Researchers have developed a new "assassin cell" therapy for treating HIV which involves engineering the patient's own immune system to fight the virus more effectively.
The therapy - which has proved effective in laboratory tests using human cell cultures - will be tested in a clinical trial of 35 patients with advanced HIV infection that is due to start next summer. The study was published yesterday in Nature Medicine.
Efforts to find a traditional vaccine against HIV - the virus that causes Aids - have so far drawn a blank. "HIV mutates so quickly," said Dr Bent Jakobsen at Adaptimmune, the company in Oxford that is developing the new approach. "Gradually it gets better and better at escaping the detection of the immune system."
Jakobsen and his colleagues began to pursue a different approach after investigating a patient who had resisted his HIV infection particularly effectively. "When we tested the T cells from this patient, it looked as if he was responding to a number of those variants that normally escape the immune system," he said.
T cells are components of the immune system that attack and destroy cells within the body that are infected. In this patient, the T cell receptor protein seemed particularly good at recognising HIV antigens.

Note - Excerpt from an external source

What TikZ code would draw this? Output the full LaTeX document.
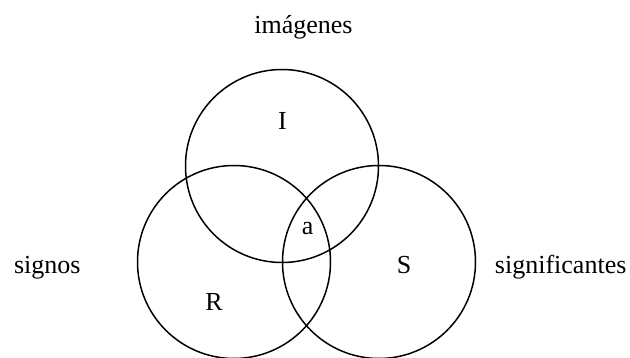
\documentclass[tikz,border=0pt]{standalone}
\usepackage{fontspec}
\setmainfont{Liberation Serif}
\begin{document}
\begin{tikzpicture}[x=1pt,y=-1pt,
  ring/.style={draw=black,line width=1.5pt},
  lbl/.style={anchor=base,inner sep=0pt,font=\fontsize{26}{30}\selectfont}]
\useasboundingbox (0,0) rectangle (630,358);
\clip (0,0) rectangle (630,358);
\draw[ring] (282,166) circle[radius=96.5];
\draw[ring] (234,262) circle[radius=96.5];
\draw[ring] (379,262) circle[radius=96.5];
\node[lbl] (im) at (303.5,33.3) {imágenes};
\node[lbl] (ii) at (282.5,129.3) {I};
\node[lbl] (aa) at (307.7,235) {a};
\node[lbl] (ss) at (404,274) {S};
\node[lbl] (rr) at (214,311) {R};
\node[lbl] (sg) at (47.3,273.3) {signos};
\node[lbl] (sf) at (560.7,273.3) {significantes};
\end{tikzpicture}
\end{document}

The team isolated the receptor protein and then improved its ability to recognise HIV further by randomly mutating it.
Treating patients will involve taking a blood sample and adding an engineered virus containing genes for the improved T cell receptor. The patient's own T cells then take up the genes and so are equipped with the improved receptor. These cells are then injected back into the patient.
The clinical trial of 35 patients next summer will take place at the University of Pennsylvania in Philadelphia.
· This article was amended on Monday November 10 2008. We neglected to say that a study on the research described above was published in the journal Nature Medicine. This has been corrected.